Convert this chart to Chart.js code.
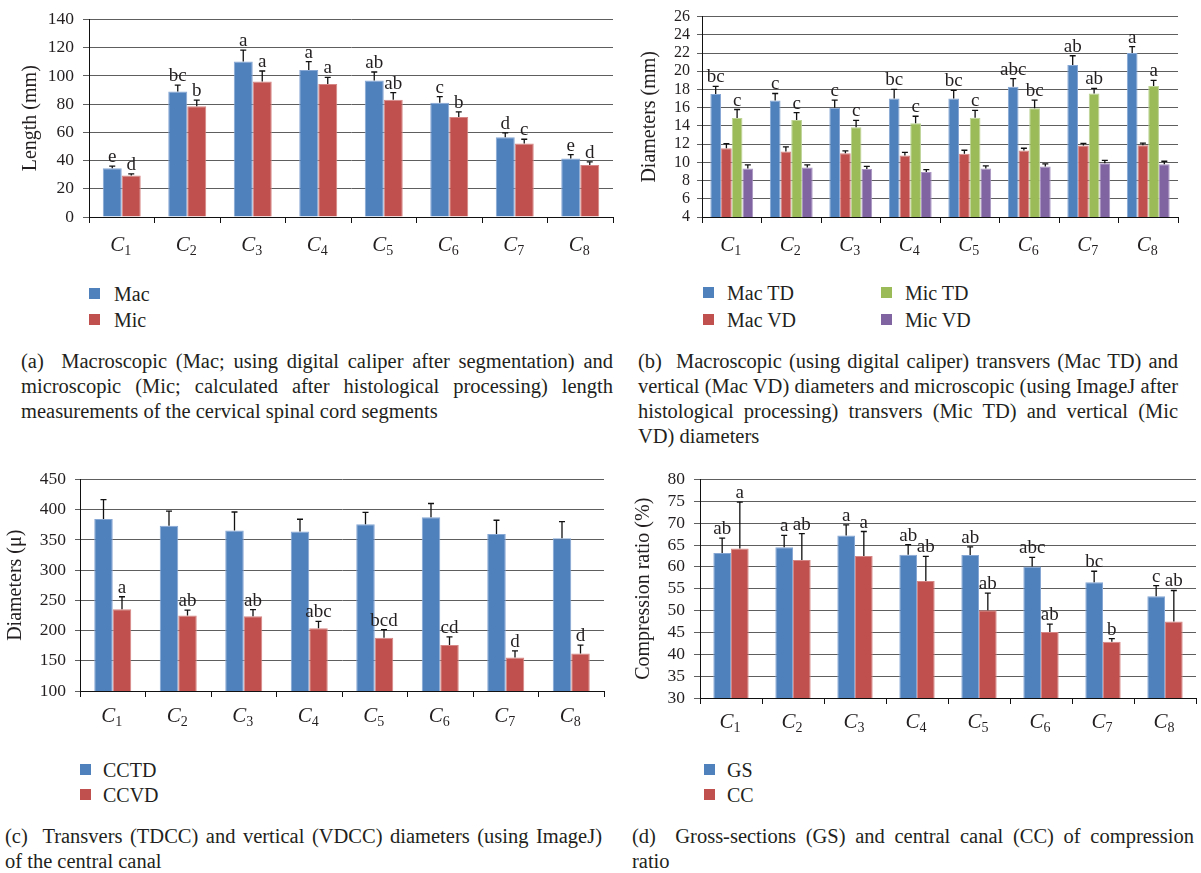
<!DOCTYPE html>
<html>
<head>
<meta charset="utf-8">
<script src="https://cdn.jsdelivr.net/npm/chart.js@4.4.1/dist/chart.umd.min.js"></script>
<style>
  body { margin: 0; background: #fff; width: 1201px; height: 873px; position: relative; overflow: hidden;
         font-family: 'Liberation Serif', 'Times New Roman', serif; color: #231f20; }
  canvas { position: absolute; }
  .item { position: absolute; white-space: nowrap; font-size: 20px; line-height: 24px; height: 24px; }
  .item i { position: absolute; width: 11px; height: 11px; top: 6px; }
  .cap { position: absolute; font-size: 20.5px; line-height: 25px; }
  .cap div { text-align: justify; text-align-last: justify; white-space: nowrap; }
  .cap div.last { text-align-last: left; }
</style>
</head>
<body>
<canvas id="chartA" width="620" height="265" style="left:0;top:0"></canvas>
<canvas id="chartB" width="581" height="265" style="left:620px;top:0"></canvas>
<canvas id="chartC" width="620" height="275" style="left:0;top:460px"></canvas>
<canvas id="chartD" width="581" height="275" style="left:620px;top:460px"></canvas>

<div class="cap" style="left:21px;top:349px;width:592px">
  <div>(a)&nbsp; Macroscopic (Mac; using digital caliper after segmentation) and</div>
  <div>microscopic (Mic; calculated after histological processing) length</div>
  <div class="last">measurements of the cervical spinal cord segments</div>
</div>
<div class="cap" style="left:638px;top:349px;width:540px">
  <div>(b)&nbsp; Macroscopic (using digital caliper) transvers (Mac TD) and</div>
  <div>vertical (Mac VD) diameters and microscopic (using ImageJ after</div>
  <div>histological processing) transvers (Mic TD) and vertical (Mic</div>
  <div class="last">VD) diameters</div>
</div>
<div class="cap" style="left:5px;top:824px;width:597px">
  <div>(c)&nbsp; Transvers (TDCC) and vertical (VDCC) diameters (using ImageJ)</div>
  <div class="last">of the central canal</div>
</div>
<div class="cap" style="left:632px;top:824px;width:562px">
  <div>(d)&nbsp; Gross-sections (GS) and central canal (CC) of compression</div>
  <div class="last">ratio</div>
</div>

<script>
// cervical segments C1..C8 (digit is drawn as subscript)
const segments = ['1', '2', '3', '4', '5', '6', '7', '8'];

// (a) length, mm
const macLength   = [34.5, 88.9, 110.2, 104.2, 96.8, 81.0, 56.5, 41.4];
const macLengthSD = [1.6, 4.6, 8.1, 6.0, 6.0, 4.4, 3.2, 2.8];
const macLengthGr = ['e', 'bc', 'a', 'a', 'ab', 'c', 'd', 'e'];
const micLength   = [29.4, 78.5, 96.1, 94.2, 83.1, 70.8, 52.1, 36.8];
const micLengthSD = [1.2, 4.4, 7.4, 4.8, 5.1, 3.7, 3.0, 2.3];
const micLengthGr = ['d', 'b', 'a', 'a', 'ab', 'b', 'c', 'd'];

// (b) diameters, mm
const macTD   = [17.5, 16.8, 16.0, 17.0, 17.0, 18.3, 20.7, 22.0];
const macTDSD = [0.85, 0.76, 0.84, 1.0, 0.9, 0.9, 1.0, 0.7];
const macTDGr = ['bc', 'c', 'c', 'bc', 'bc', 'abc', 'ab', 'a'];
const macVD   = [11.55, 11.2, 11.0, 10.76, 10.94, 11.3, 11.84, 11.87];
const macVDSD = [0.5, 0.5, 0.26, 0.34, 0.39, 0.25, 0.25, 0.23];
const micTD   = [14.88, 14.66, 13.84, 14.3, 14.9, 15.95, 17.56, 18.38];
const micTDSD = [0.92, 0.79, 0.76, 0.76, 0.8, 0.89, 0.57, 0.62];
const micTDGr = ['c', 'c', 'c', 'c', 'c', 'bc', 'ab', 'a'];
const micVD   = [9.33, 9.44, 9.26, 8.94, 9.33, 9.55, 9.9, 9.8];
const micVDSD = [0.39, 0.28, 0.29, 0.25, 0.29, 0.28, 0.32, 0.32];

// (c) central canal diameters, micron
const cctd   = [384.8, 373.4, 365.8, 364.0, 376.0, 387.5, 359.8, 352.7];
const cctdSD = [32.0, 24.4, 30.4, 20.2, 19.7, 22.8, 22.8, 27.7];
const ccvd   = [235.3, 225.0, 223.9, 203.8, 188.0, 176.0, 155.4, 162.0];
const ccvdSD = [20.7, 8.7, 10.9, 11.4, 13.6, 13.7, 10.9, 14.0];
const ccvdGr = ['a', 'ab', 'ab', 'abc', 'bcd', 'cd', 'd', 'd'];

// (d) compression ratio, %
const gs   = [63.2, 64.5, 67.2, 62.8, 62.7, 60.1, 56.5, 53.3];
const gsSD = [3.4, 2.7, 2.4, 2.3, 1.9, 2.1, 2.5, 2.4];
const gsGr = ['ab', 'a', 'a', 'ab', 'ab', 'abc', 'bc', 'c'];
const cc   = [64.2, 61.6, 62.5, 56.8, 50.1, 45.1, 42.9, 47.5];
const ccSD = [10.6, 6.0, 5.6, 5.6, 3.9, 1.8, 0.7, 7.1];
const ccGr = ['a', 'ab', 'a', 'ab', 'ab', 'ab', 'b', 'ab'];

const BLUE = '#4f81bd', RED = '#c0504d', GREEN = '#9bbb59', PURPLE = '#8064a2';
const EDGE = { [BLUE]: '#86a6d3', [RED]: '#d68785', [GREEN]: '#bcd394', [PURPLE]: '#a994c2' };
const FONT = "'Liberation Serif', 'Times New Roman', serif";
const INK = '#231f20';

Chart.defaults.font.family = FONT;
Chart.defaults.color = INK;

function ds(label, data, sd, letters, color) {
    return { label, data, sd, letters, backgroundColor: color, borderColor: EDGE[color], borderWidth: 1 };
}

// upward error bars + group letters above them
const errorBars = {
    id: 'errorBars',
    afterDatasetsDraw(chart) {
        const { ctx, scales: { y } } = chart;
        ctx.save();
        chart.data.datasets.forEach((set, di) => {
            chart.getDatasetMeta(di).data.forEach((bar, i) => {
                const top = y.getPixelForValue(set.data[i] + set.sd[i]);
                ctx.strokeStyle = '#111';
                ctx.lineWidth = 1.3;
                ctx.beginPath();
                ctx.moveTo(bar.x, bar.y);
                ctx.lineTo(bar.x, top);
                ctx.moveTo(bar.x - 3, top);
                ctx.lineTo(bar.x + 3, top);
                ctx.stroke();
                if (set.letters) {
                    ctx.fillStyle = INK;
                    ctx.font = '19px ' + FONT;
                    ctx.textAlign = 'center';
                    ctx.textBaseline = 'alphabetic';
                    ctx.fillText(set.letters[i], bar.x, top - 4);
                }
            });
        });
        ctx.restore();
    }
};

// italic C with subscript segment number
const segmentLabels = {
    id: 'segmentLabels',
    afterDraw(chart, args, opts) {
        const { ctx, chartArea, scales: { x } } = chart;
        ctx.save();
        ctx.fillStyle = INK;
        ctx.textAlign = 'left';
        ctx.textBaseline = 'alphabetic';
        segments.forEach((s, i) => {
            const cx = x.getPixelForValue(i);
            ctx.font = 'italic 21px ' + FONT;
            const w1 = ctx.measureText('C').width;
            ctx.font = '14px ' + FONT;
            const w2 = ctx.measureText(s).width;
            const left = cx - (w1 + w2) / 2 - 1;
            ctx.font = 'italic 21px ' + FONT;
            ctx.fillText('C', left, chartArea.bottom + opts.base);
            ctx.font = '14px ' + FONT;
            ctx.fillText(s, left + w1, chartArea.bottom + opts.base + 4);
        });
        ctx.restore();
    }
};

function barChart(id, p) {
    return new Chart(document.getElementById(id), {
        type: 'bar',
        data: { labels: segments.map(s => 'C' + s), datasets: p.datasets },
        options: {
            responsive: false,
            animation: false,
            layout: { padding: { top: p.pad[0], right: p.pad[1], bottom: 0, left: 0 } },
            datasets: { bar: { categoryPercentage: p.cat, barPercentage: 1 } },
            plugins: { legend: { display: false }, tooltip: { enabled: false }, segmentLabels: { base: p.base } },
            scales: {
                x: {
                    grid: { offset: true, drawOnChartArea: false, drawTicks: true, tickLength: 6, color: '#111' },
                    border: { color: '#111', width: 1 },
                    ticks: { display: false },
                    afterFit: s => { s.height = p.xHeight; }
                },
                y: {
                    min: p.min, max: p.max,
                    grid: { color: '#5e5e5e', tickLength: p.tickLen, lineWidth: 1 },
                    border: { color: '#111', width: 1 },
                    ticks: { stepSize: p.step, autoSkip: false, padding: p.tickPad, font: { size: p.tickSize } },
                    title: { display: true, text: p.title, font: { size: 20 }, padding: { top: p.titlePad, bottom: 0 } },
                    afterFit: s => { s.width = p.yWidth; }
                }
            }
        },
        plugins: [errorBars, segmentLabels]
    });
}

function legend(chart, pos) {
    chart.data.datasets.forEach((set, i) => {
        const el = document.createElement('div');
        el.className = 'item';
        el.style.left = pos[i][0] + 'px';
        el.style.top = (pos[i][1] - 12) + 'px';
        el.innerHTML = '<i style="background:' + set.backgroundColor + '"></i><span style="margin-left:' + pos[i][2] + 'px">' + set.label + '</span>';
        document.body.appendChild(el);
    });
}

const chartA = barChart('chartA', {
    datasets: [ds('Mac', macLength, macLengthSD, macLengthGr, BLUE), ds('Mic', micLength, micLengthSD, micLengthGr, RED)],
    min: 0, max: 140, step: 20, title: 'Length (mm)', tickSize: 17.5, tickLen: 6, tickPad: 9,
    yWidth: 89, xHeight: 48, pad: [15, 7], cat: 0.58, titlePad: 19, base: 34
});
const chartB = barChart('chartB', {
    datasets: [ds('Mac TD', macTD, macTDSD, macTDGr, BLUE), ds('Mac VD', macVD, macVDSD, null, RED),
               ds('Mic TD', micTD, micTDSD, micTDGr, GREEN), ds('Mic VD', micVD, micVDSD, null, PURPLE)],
    min: 4, max: 26, step: 2, title: 'Diameters (mm)', tickSize: 16, tickLen: 5, tickPad: 7,
    yWidth: 82, xHeight: 48, pad: [12, 23], cat: 0.72, titlePad: 18, base: 34
});
const chartC = barChart('chartC', {
    datasets: [ds('CCTD', cctd, cctdSD, null, BLUE), ds('CCVD', ccvd, ccvdSD, ccvdGr, RED)],
    min: 100, max: 450, step: 50, title: 'Diameters (\u03bc)', tickSize: 17.5, tickLen: 5, tickPad: 9,
    yWidth: 80, xHeight: 44, pad: [18, 16], cat: 0.565, titlePad: 4, base: 31
});
const chartD = barChart('chartD', {
    datasets: [ds('GS', gs, gsSD, gsGr, BLUE), ds('CC', cc, ccSD, ccGr, RED)],
    min: 30, max: 80, step: 5, title: 'Compression ratio (%)', tickSize: 17.5, tickLen: 6, tickPad: 9,
    yWidth: 80, xHeight: 37, pad: [16, 5], cat: 0.57, titlePad: 12, base: 30
});

legend(chartA, [[89, 294, 25], [89, 320, 25]]);
legend(chartB, [[703, 293, 24], [703, 320, 24], [881, 293, 24], [881, 320, 24]]);
legend(chartC, [[80, 770, 23], [80, 795, 23]]);
legend(chartD, [[704, 770, 23], [704, 795, 23]]);
</script>
</body>
</html>
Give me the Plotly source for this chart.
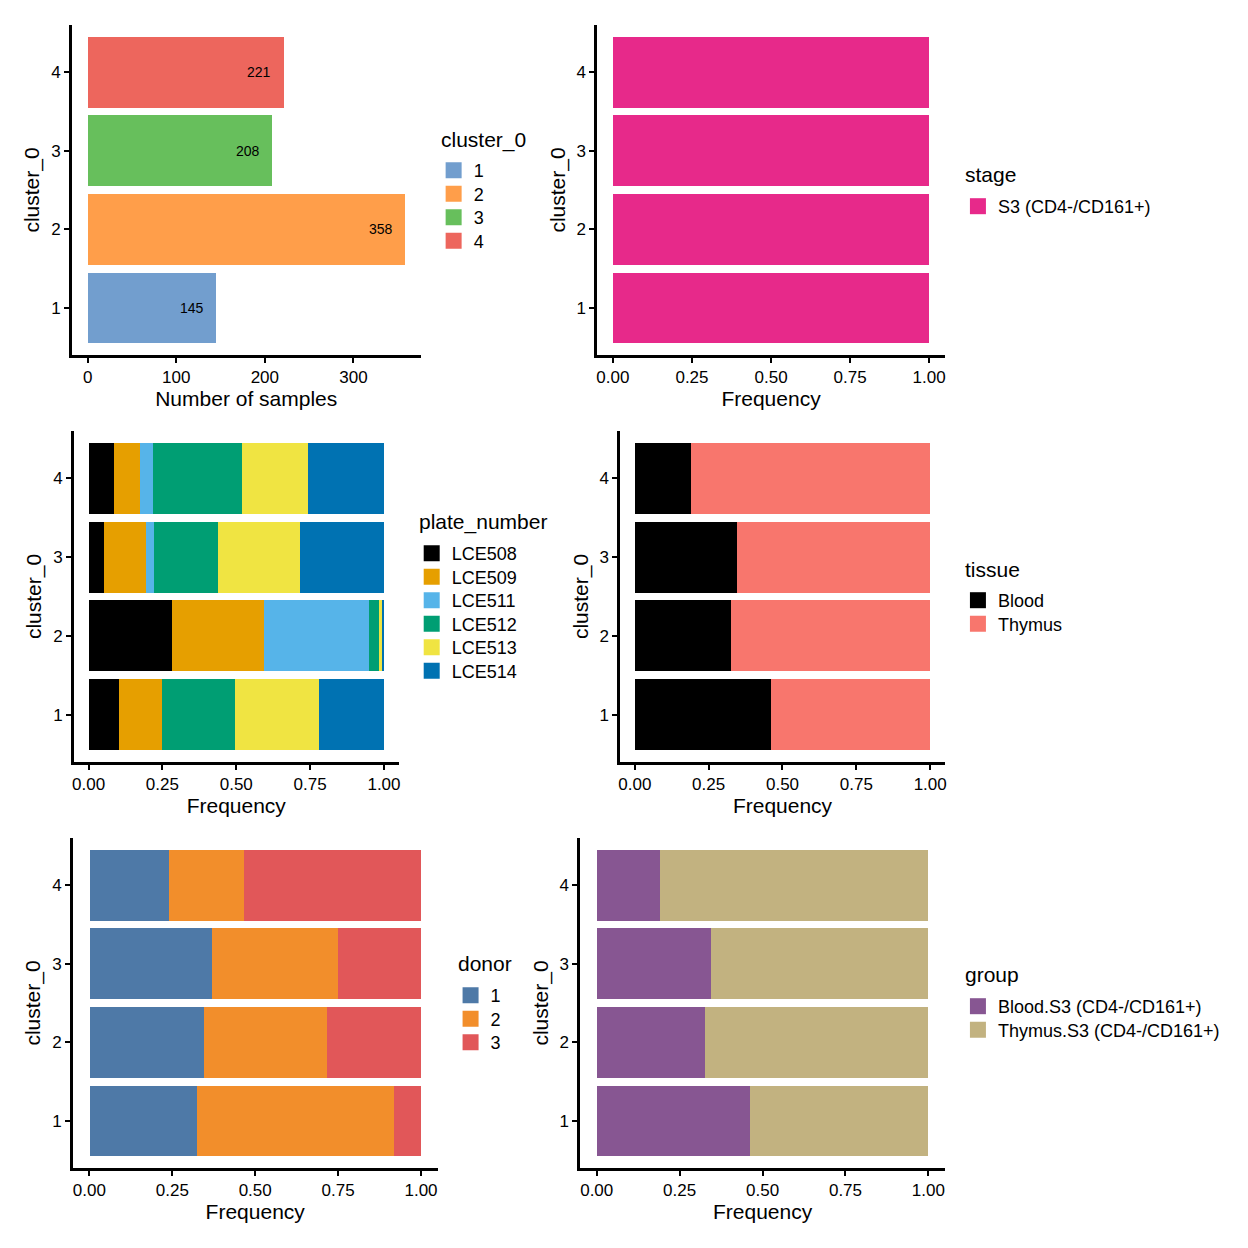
import plotly.graph_objects as go

# page has an 8px body margin, so the figure is 1240 px and offsets are applied
OFF = 8
W = H = 1240
FONT = "Liberation Sans, Arial, Helvetica, sans-serif"

clusters = [1, 2, 3, 4]
cluster_labels = ["1", "2", "3", "4"]
cluster_counts = [145, 358, 208, 221]
cluster_colors = ["#729ECE", "#FF9E4A", "#67BF5C", "#ED665D"]

stage_names = ["S3 (CD4-/CD161+)"]
stage_counts = {"S3 (CD4-/CD161+)": [145, 358, 208, 221]}
stage_colors = ["#E7298A"]

plate_names = ["LCE508", "LCE509", "LCE511", "LCE512", "LCE513", "LCE514"]
plate_counts = {
    "LCE508": [15, 101, 11, 19],
    "LCE509": [21, 111, 29, 19],
    "LCE511": [0, 128, 6, 10],
    "LCE512": [36, 12, 45, 67],
    "LCE513": [41, 3, 58, 49],
    "LCE514": [32, 3, 59, 57],
}
plate_colors = ["#000000", "#E69F00", "#56B4E9", "#009E73", "#F0E442", "#0072B2"]

tissue_names = ["Blood", "Thymus"]
tissue_counts = {"Blood": [67, 117, 72, 42], "Thymus": [78, 241, 136, 179]}
tissue_colors = ["#000000", "#F8766D"]

donor_names = ["1", "2", "3"]
donor_counts = {"1": [47, 123, 77, 53], "2": [86, 133, 79, 50], "3": [12, 102, 52, 118]}
donor_colors = ["#4E79A7", "#F28E2B", "#E15759"]

group_names = ["Blood.S3 (CD4-/CD161+)", "Thymus.S3 (CD4-/CD161+)"]
group_counts = {"Blood.S3 (CD4-/CD161+)": [67, 117, 72, 42],
                "Thymus.S3 (CD4-/CD161+)": [78, 241, 136, 179]}
group_colors = ["#875692", "#C2B280"]


def fx(px):
    return (px - OFF) / W


def fy(py):
    return 1 - (py - OFF) / H


# panel pixel boxes (x0, x1, y0, y1) in page pixels
boxes = [
    (70, 420, 25, 355),
    (597, 946, 25, 355),
    (72, 398, 431, 762),
    (620, 946, 431, 762),
    (71, 437, 838, 1168),
    (580, 946, 838, 1168),
]

# (title, title-left px, title-center px, swatch-center x px, first-item center y px)
legend_pos = [
    ("cluster_0", 441, 140, 453, 171),
    ("stage", 967, 175, 979, 207),
    ("plate_number", 419, 522, 431, 554),
    ("tissue", 967, 569, 979, 601),
    ("donor", 458, 963, 470, 996),
    ("group", 967, 975, 979, 1007),
]
ITEM_STEP = 23.5
LEG_FONT = 18

fig = go.Figure()
layout = dict(
    width=W, height=H, margin=dict(l=0, r=0, t=0, b=0),
    paper_bgcolor="white", plot_bgcolor="white",
    barmode="stack", bargap=0,
    font=dict(family=FONT, color="black"),
)
annotations = []
legend_counter = [0]


def ax_name(i, kind):
    return kind if i == 1 else f"{kind}{i}"


def add_legend_items(i, names, colors):
    title, tx, ty, sx, iy = legend_pos[i - 1]
    annotations.append(dict(
        x=fx(tx - 3), y=fy(ty), xref="paper", yref="paper", text=title,
        showarrow=False, xanchor="left", yanchor="middle",
        font=dict(size=21, family=FONT, color="black")))
    for k, (n, col) in enumerate(zip(names, colors)):
        legend_counter[0] += 1
        lid = legend_counter[0]
        lname = "legend" if lid == 1 else f"legend{lid}"
        fig.add_trace(go.Scatter(
            x=[None], y=[None], mode="markers", name=n,
            marker=dict(symbol="square", size=16, color=col, line=dict(width=0)),
            xaxis=ax_name(i, "x"), yaxis=ax_name(i, "y"),
            legend=lname, showlegend=True, hoverinfo="skip"))
        cy = iy + k * ITEM_STEP
        layout[lname] = dict(
            x=fx(sx - 20), y=fy(cy - 19), xanchor="left", yanchor="top",
            xref="paper", yref="paper",
            font=dict(size=LEG_FONT, family=FONT, color="black"),
            bgcolor="rgba(0,0,0,0)", borderwidth=0,
            itemwidth=30, tracegroupgap=0, traceorder="normal",
        )


# Panel 1: counts
for k, c in enumerate(clusters):
    fig.add_trace(go.Bar(
        x=[cluster_counts[k]], y=[c], orientation="h", width=0.9,
        marker=dict(color=cluster_colors[k], line=dict(width=0)),
        xaxis="x", yaxis="y", showlegend=False, name=cluster_labels[k]))
add_legend_items(1, cluster_labels, cluster_colors)

for k, c in enumerate(clusters):
    annotations.append(dict(
        x=cluster_counts[k], y=c, xref="x", yref="y", text=str(cluster_counts[k]),
        showarrow=False, xanchor="right", yanchor="middle", xshift=-10,
        font=dict(size=14, color="black", family=FONT)))


def add_stack(i, names, counts, colors):
    for n, col in zip(names, colors):
        freq = [counts[n][j] / cluster_counts[j] for j in range(len(clusters))]
        fig.add_trace(go.Bar(
            x=freq, y=clusters, orientation="h", width=0.9,
            marker=dict(color=col, line=dict(width=0)),
            xaxis=ax_name(i, "x"), yaxis=ax_name(i, "y"),
            showlegend=False, name=n))
    add_legend_items(i, names, colors)


add_stack(2, stage_names, stage_counts, stage_colors)
add_stack(3, plate_names, plate_counts, plate_colors)
add_stack(4, tissue_names, tissue_counts, tissue_colors)
add_stack(5, donor_names, donor_counts, donor_colors)
add_stack(6, group_names, group_counts, group_colors)

axis_common = dict(
    showline=True, linecolor="black", linewidth=2.5,
    ticks="outside", ticklen=5, tickwidth=2, tickcolor="black",
    showgrid=False, zeroline=False, mirror=False,
    tickfont=dict(size=17, color="black", family=FONT),
)

for i, (x0, x1, y0, y1) in enumerate(boxes, start=1):
    xd = [fx(x0), fx(x1)]
    yd = [fy(y1), fy(y0)]
    xa = dict(axis_common, domain=xd, anchor=ax_name(i, "y"),
              title=dict(text="Number of samples" if i == 1 else "Frequency",
                         font=dict(size=21, family=FONT), standoff=4))
    if i == 1:
        xa.update(range=[-17.9, 375.9], tickvals=[0, 100, 200, 300])
    else:
        xa.update(range=[-0.05, 1.05], tickvals=[0, 0.25, 0.5, 0.75, 1.0],
                  ticktext=["0.00", "0.25", "0.50", "0.75", "1.00"])
    ya = dict(axis_common, domain=yd, anchor=ax_name(i, "x"),
              range=[0.4, 4.6], tickvals=clusters, ticktext=cluster_labels,
              title=dict(text="cluster_0", font=dict(size=21, family=FONT), standoff=6))
    layout["xaxis" if i == 1 else f"xaxis{i}"] = xa
    layout["yaxis" if i == 1 else f"yaxis{i}"] = ya

layout["annotations"] = annotations
fig.update_layout(**layout)
fig.write_html("out.html")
++++++
*GIVEN TASK*. How many of these lines contain "this"? Write only the number.

*REPLY*. 2